The history of the involvement of doctors in the management of hospitals and their financial control has been at the heart of many of the reforms in healthcare since the 1970s in the UK, which have mirrored approaches in other developed countries. The main initiatives are as follows:
• Specialty Costing (Prowle & Jones, 1982);
• General Management (Griffiths, 1983; Prowle & Jones, 1982);
• Clinical and Management Budgeting (Perrin, 1988);
• Market based systems (Ellwood, 1996; Flynn & Williams, 1997; Lovell, Rowe, Harradine, et al., 2001);
• Clinical Directors (Ashburner, 1996), and
• Service Line Reporting (SLR) (Harradine & Prowle, 2012; Monitor, 2006).

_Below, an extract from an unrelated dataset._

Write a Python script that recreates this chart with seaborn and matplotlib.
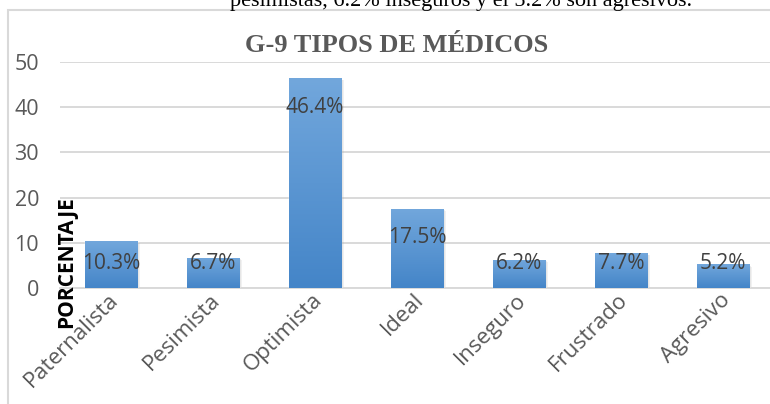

Each of these initiatives encouraged doctors to be involved in the management of hospitals and especially the financial aspects of management. These initiatives, however, when reviewed, have not provided the benefits originally intended in terms of performance and cost savings. The above approaches in the UK were attempts to harness the abilities and understanding of the doctors in a healthcare environment; to bring them into the management process. The most recent of initiative in England, SLR, when reviewed, which is still in its relatively early stages of development, indicates some initial evidence that there are limitations to what has been achieved (Harradine & Prowle, 2012). The reason for the lack of achievement for these systems, in most instances, is the doctor/managerial interface, which appears to be problematic.
There can be little debate concerning the importance of the medical profession to healthcare organisations. Doctors are the most highly trained professionals within these organisations and indeed their profession is at the core of the activities of those organisations. They have an intimate knowledge of the workings of these organisations and therefore are in a unique position to understand the issues of the organisation and more importantly how they might be overcome. Their longevity within their organisations is considerable compared to that of their managerial counterparts, where the average tenure of a chief executive in the English NHS is approximately twenty months. A consultant may be in post for over twenty years in one particular organisation. Commentators in the management of the NHS (Atun, 2003) tend to agree, therefore, that there is a considerable argument given the training and their potential understanding of the organisation and how it works make senior doctors ideal to be involved in the management of their organisations. These points indicate a need for the inclusion of senior doctors, however, the above review of systems in the UK designed to draw this group into the management process, appear from previous studies, to have and continue to experience difficulties in maintaining involvement (Brown, Alaszewski et al., 2011). Studies indicate that professional validation is unlikely to be achieved through the involvement in the management process: indeed this may lead to conflict between the clinician and his/her clinical colleagues.
The proposed study therefore is to examine the issues concerning the managerial roles of senior medical staff in particular their role within financial control.